Give the listing below again in full, exactly as written.

------------------------------

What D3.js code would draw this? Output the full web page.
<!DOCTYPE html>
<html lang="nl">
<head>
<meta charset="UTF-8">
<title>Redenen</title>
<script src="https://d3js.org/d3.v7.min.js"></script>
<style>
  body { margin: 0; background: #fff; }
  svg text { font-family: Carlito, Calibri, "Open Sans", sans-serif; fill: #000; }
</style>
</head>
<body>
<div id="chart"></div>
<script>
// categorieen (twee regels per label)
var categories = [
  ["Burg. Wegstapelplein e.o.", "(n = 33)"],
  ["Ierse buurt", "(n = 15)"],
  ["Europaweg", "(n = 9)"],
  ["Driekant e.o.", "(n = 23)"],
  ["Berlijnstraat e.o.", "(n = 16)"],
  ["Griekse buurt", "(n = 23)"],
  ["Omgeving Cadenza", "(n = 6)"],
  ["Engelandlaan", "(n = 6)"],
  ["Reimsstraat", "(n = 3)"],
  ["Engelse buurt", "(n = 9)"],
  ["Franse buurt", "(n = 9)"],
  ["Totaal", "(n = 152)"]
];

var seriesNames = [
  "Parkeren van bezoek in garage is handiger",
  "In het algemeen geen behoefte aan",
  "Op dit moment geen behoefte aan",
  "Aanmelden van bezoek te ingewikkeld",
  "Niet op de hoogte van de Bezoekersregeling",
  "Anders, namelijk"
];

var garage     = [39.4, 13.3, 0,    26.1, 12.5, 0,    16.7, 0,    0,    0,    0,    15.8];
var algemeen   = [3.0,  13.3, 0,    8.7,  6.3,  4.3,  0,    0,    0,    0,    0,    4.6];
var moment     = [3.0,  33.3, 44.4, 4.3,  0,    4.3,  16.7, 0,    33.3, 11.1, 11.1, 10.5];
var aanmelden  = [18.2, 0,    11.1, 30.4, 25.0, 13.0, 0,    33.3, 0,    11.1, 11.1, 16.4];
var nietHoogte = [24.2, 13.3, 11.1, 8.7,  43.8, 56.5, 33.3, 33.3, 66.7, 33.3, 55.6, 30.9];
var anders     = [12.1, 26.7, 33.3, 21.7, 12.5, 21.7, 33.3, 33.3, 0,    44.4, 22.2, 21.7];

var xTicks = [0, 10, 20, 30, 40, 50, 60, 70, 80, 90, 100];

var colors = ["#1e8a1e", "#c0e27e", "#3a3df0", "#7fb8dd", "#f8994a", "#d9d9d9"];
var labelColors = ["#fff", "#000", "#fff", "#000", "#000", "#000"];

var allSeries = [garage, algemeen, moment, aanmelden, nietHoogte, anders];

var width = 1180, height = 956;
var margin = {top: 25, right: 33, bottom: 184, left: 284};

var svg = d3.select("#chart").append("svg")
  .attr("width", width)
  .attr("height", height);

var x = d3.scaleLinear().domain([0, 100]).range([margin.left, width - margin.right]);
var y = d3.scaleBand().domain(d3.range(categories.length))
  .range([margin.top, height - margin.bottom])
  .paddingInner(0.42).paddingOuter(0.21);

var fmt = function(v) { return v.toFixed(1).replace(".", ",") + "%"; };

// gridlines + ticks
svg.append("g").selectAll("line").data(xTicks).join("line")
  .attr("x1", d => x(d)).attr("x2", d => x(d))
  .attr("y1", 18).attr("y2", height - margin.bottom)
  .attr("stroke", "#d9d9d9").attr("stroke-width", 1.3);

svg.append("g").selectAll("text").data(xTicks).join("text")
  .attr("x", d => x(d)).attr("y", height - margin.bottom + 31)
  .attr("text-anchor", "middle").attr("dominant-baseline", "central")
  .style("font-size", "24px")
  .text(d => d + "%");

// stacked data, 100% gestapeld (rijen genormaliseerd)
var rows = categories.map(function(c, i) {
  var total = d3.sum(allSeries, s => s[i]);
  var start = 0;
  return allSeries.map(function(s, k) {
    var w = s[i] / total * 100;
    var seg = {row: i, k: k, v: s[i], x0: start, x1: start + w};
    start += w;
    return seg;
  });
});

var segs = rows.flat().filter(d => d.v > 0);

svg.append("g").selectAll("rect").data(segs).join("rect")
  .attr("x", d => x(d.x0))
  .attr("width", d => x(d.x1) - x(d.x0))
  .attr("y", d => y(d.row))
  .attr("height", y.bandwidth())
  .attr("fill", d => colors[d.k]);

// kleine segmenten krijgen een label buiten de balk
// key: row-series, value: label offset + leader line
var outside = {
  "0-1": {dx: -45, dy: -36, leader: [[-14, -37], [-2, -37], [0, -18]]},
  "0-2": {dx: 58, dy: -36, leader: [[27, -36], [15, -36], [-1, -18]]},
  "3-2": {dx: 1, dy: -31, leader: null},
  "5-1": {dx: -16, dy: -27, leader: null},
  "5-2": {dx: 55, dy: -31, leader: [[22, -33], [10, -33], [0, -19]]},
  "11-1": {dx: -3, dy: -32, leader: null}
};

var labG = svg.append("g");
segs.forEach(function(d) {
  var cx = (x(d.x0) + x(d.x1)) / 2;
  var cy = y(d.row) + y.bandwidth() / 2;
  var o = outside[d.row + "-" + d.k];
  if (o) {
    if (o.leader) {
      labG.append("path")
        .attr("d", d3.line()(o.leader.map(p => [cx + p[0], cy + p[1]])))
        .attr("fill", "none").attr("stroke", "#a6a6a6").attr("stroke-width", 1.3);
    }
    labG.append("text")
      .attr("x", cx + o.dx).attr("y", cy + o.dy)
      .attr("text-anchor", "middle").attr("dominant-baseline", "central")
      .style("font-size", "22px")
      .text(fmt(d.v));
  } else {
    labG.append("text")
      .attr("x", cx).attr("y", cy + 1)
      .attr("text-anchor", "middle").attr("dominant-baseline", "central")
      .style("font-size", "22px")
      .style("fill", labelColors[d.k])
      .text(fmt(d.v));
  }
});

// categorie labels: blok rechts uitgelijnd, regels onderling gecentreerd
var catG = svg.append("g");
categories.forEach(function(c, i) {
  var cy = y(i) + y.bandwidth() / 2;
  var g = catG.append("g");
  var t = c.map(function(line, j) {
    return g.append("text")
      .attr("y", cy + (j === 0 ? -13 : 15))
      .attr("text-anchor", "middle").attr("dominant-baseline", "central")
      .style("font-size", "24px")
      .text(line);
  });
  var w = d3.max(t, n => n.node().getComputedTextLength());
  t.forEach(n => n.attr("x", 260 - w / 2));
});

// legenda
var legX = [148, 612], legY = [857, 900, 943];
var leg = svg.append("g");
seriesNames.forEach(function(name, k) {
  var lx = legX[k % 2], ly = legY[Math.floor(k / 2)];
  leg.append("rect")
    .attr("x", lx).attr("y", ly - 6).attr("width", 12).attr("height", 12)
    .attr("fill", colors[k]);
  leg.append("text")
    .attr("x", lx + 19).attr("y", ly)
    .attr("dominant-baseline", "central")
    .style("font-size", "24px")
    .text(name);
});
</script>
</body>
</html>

------------------------------

▶ RESULT BELOW:
What D3.js code would draw this? Output the full web page.
<!DOCTYPE html>
<html lang="nl">
<head>
<meta charset="UTF-8">
<title>Redenen</title>
<script src="https://d3js.org/d3.v7.min.js"></script>
<style>
  body { margin: 0; background: #fff; }
  svg text { font-family: Carlito, Calibri, "Open Sans", sans-serif; fill: #000; }
</style>
</head>
<body>
<div id="chart"></div>
<script>
// categorieen (twee regels per label)
var categories = [
  ["Burg. Wegstapelplein e.o.", "(n = 33)"],
  ["Ierse buurt", "(n = 15)"],
  ["Europaweg", "(n = 9)"],
  ["Driekant e.o.", "(n = 23)"],
  ["Berlijnstraat e.o.", "(n = 16)"],
  ["Griekse buurt", "(n = 23)"],
  ["Omgeving Cadenza", "(n = 6)"],
  ["Engelandlaan", "(n = 6)"],
  ["Reimsstraat", "(n = 3)"],
  ["Engelse buurt", "(n = 9)"],
  ["Franse buurt", "(n = 9)"],
  ["Totaal", "(n = 152)"]
];

var seriesNames = [
  "Parkeren van bezoek in garage is handiger",
  "In het algemeen geen behoefte aan",
  "Op dit moment geen behoefte aan",
  "Aanmelden van bezoek te ingewikkeld",
  "Niet op de hoogte van de Bezoekersregeling",
  "Anders, namelijk"
];

var garage     = [39.4, 13.3, 0,    26.1, 12.5, 0,    16.7, 0,    0,    0,    0,    15.8];
var algemeen   = [3.0,  13.3, 0,    8.7,  6.3,  4.3,  0,    0,    0,    0,    0,    4.6];
var moment     = [3.0,  33.3, 44.4, 4.3,  0,    4.3,  16.7, 0,    33.3, 11.1, 11.1, 10.5];
var aanmelden  = [18.2, 0,    11.1, 30.4, 25.0, 13.0, 0,    33.3, 0,    11.1, 11.1, 16.4];
var nietHoogte = [24.2, 13.3, 11.1, 8.7,  43.8, 56.5, 33.3, 33.3, 66.7, 33.3, 55.6, 30.9];
var anders     = [12.1, 26.7, 33.3, 21.7, 12.5, 21.7, 33.3, 33.3, 0,    44.4, 22.2, 21.7];

var xTicks = [0, 10, 20, 30, 40, 50, 60, 70, 80, 90, 100];

var colors = ["#1e8a1e", "#c0e27e", "#3a3df0", "#7fb8dd", "#f8994a", "#d9d9d9"];
var labelColors = ["#fff", "#000", "#fff", "#000", "#000", "#000"];

var allSeries = [garage, algemeen, moment, aanmelden, nietHoogte, anders];

var width = 1180, height = 956;
var margin = {top: 25, right: 33, bottom: 184, left: 284};

var svg = d3.select("#chart").append("svg")
  .attr("width", width)
  .attr("height", height);

var x = d3.scaleLinear().domain([0, 100]).range([margin.left, width - margin.right]);
var y = d3.scaleBand().domain(d3.range(categories.length))
  .range([margin.top, height - margin.bottom])
  .paddingInner(0.42).paddingOuter(0.21);

var fmt = function(v) { return v.toFixed(1).replace(".", ",") + "%"; };

// gridlines + ticks
svg.append("g").selectAll("line").data(xTicks).join("line")
  .attr("x1", d => x(d)).attr("x2", d => x(d))
  .attr("y1", 18).attr("y2", height - margin.bottom)
  .attr("stroke", "#d9d9d9").attr("stroke-width", 1.3);

svg.append("g").selectAll("text").data(xTicks).join("text")
  .attr("x", d => x(d)).attr("y", height - margin.bottom + 31)
  .attr("text-anchor", "middle").attr("dominant-baseline", "central")
  .style("font-size", "24px")
  .text(d => d + "%");

// stacked data, 100% gestapeld (rijen genormaliseerd)
var rows = categories.map(function(c, i) {
  var total = d3.sum(allSeries, s => s[i]);
  var start = 0;
  return allSeries.map(function(s, k) {
    var w = s[i] / total * 100;
    var seg = {row: i, k: k, v: s[i], x0: start, x1: start + w};
    start += w;
    return seg;
  });
});

var segs = rows.flat().filter(d => d.v > 0);

svg.append("g").selectAll("rect").data(segs).join("rect")
  .attr("x", d => x(d.x0))
  .attr("width", d => x(d.x1) - x(d.x0))
  .attr("y", d => y(d.row))
  .attr("height", y.bandwidth())
  .attr("fill", d => colors[d.k]);

// kleine segmenten krijgen een label buiten de balk
// key: row-series, value: label offset + leader line
var outside = {
  "0-1": {dx: -45, dy: -36, leader: [[-14, -37], [-2, -37], [0, -18]]},
  "0-2": {dx: 58, dy: -36, leader: [[27, -36], [15, -36], [-1, -18]]},
  "3-2": {dx: 1, dy: -31, leader: null},
  "5-1": {dx: -16, dy: -27, leader: null},
  "5-2": {dx: 55, dy: -31, leader: [[22, -33], [10, -33], [0, -19]]},
  "11-1": {dx: -3, dy: -32, leader: null}
};

var labG = svg.append("g");
segs.forEach(function(d) {
  var cx = (x(d.x0) + x(d.x1)) / 2;
  var cy = y(d.row) + y.bandwidth() / 2;
  var o = outside[d.row + "-" + d.k];
  if (o) {
    if (o.leader) {
      labG.append("path")
        .attr("d", d3.line()(o.leader.map(p => [cx + p[0], cy + p[1]])))
        .attr("fill", "none").attr("stroke", "#a6a6a6").attr("stroke-width", 1.3);
    }
    labG.append("text")
      .attr("x", cx + o.dx).attr("y", cy + o.dy)
      .attr("text-anchor", "middle").attr("dominant-baseline", "central")
      .style("font-size", "22px")
      .text(fmt(d.v));
  } else {
    labG.append("text")
      .attr("x", cx).attr("y", cy + 1)
      .attr("text-anchor", "middle").attr("dominant-baseline", "central")
      .style("font-size", "22px")
      .style("fill", labelColors[d.k])
      .text(fmt(d.v));
  }
});

// categorie labels: blok rechts uitgelijnd, regels onderling gecentreerd
var catG = svg.append("g");
categories.forEach(function(c, i) {
  var cy = y(i) + y.bandwidth() / 2;
  var g = catG.append("g");
  var t = c.map(function(line, j) {
    return g.append("text")
      .attr("y", cy + (j === 0 ? -13 : 15))
      .attr("text-anchor", "middle").attr("dominant-baseline", "central")
      .style("font-size", "24px")
      .text(line);
  });
  var w = d3.max(t, n => n.node().getComputedTextLength());
  t.forEach(n => n.attr("x", 260 - w / 2));
});

// legenda
var legX = [148, 612], legY = [857, 900, 943];
var leg = svg.append("g");
seriesNames.forEach(function(name, k) {
  var lx = legX[k % 2], ly = legY[Math.floor(k / 2)];
  leg.append("rect")
    .attr("x", lx).attr("y", ly - 6).attr("width", 12).attr("height", 12)
    .attr("fill", colors[k]);
  leg.append("text")
    .attr("x", lx + 19).attr("y", ly)
    .attr("dominant-baseline", "central")
    .style("font-size", "24px")
    .text(name);
});
</script>
</body>
</html>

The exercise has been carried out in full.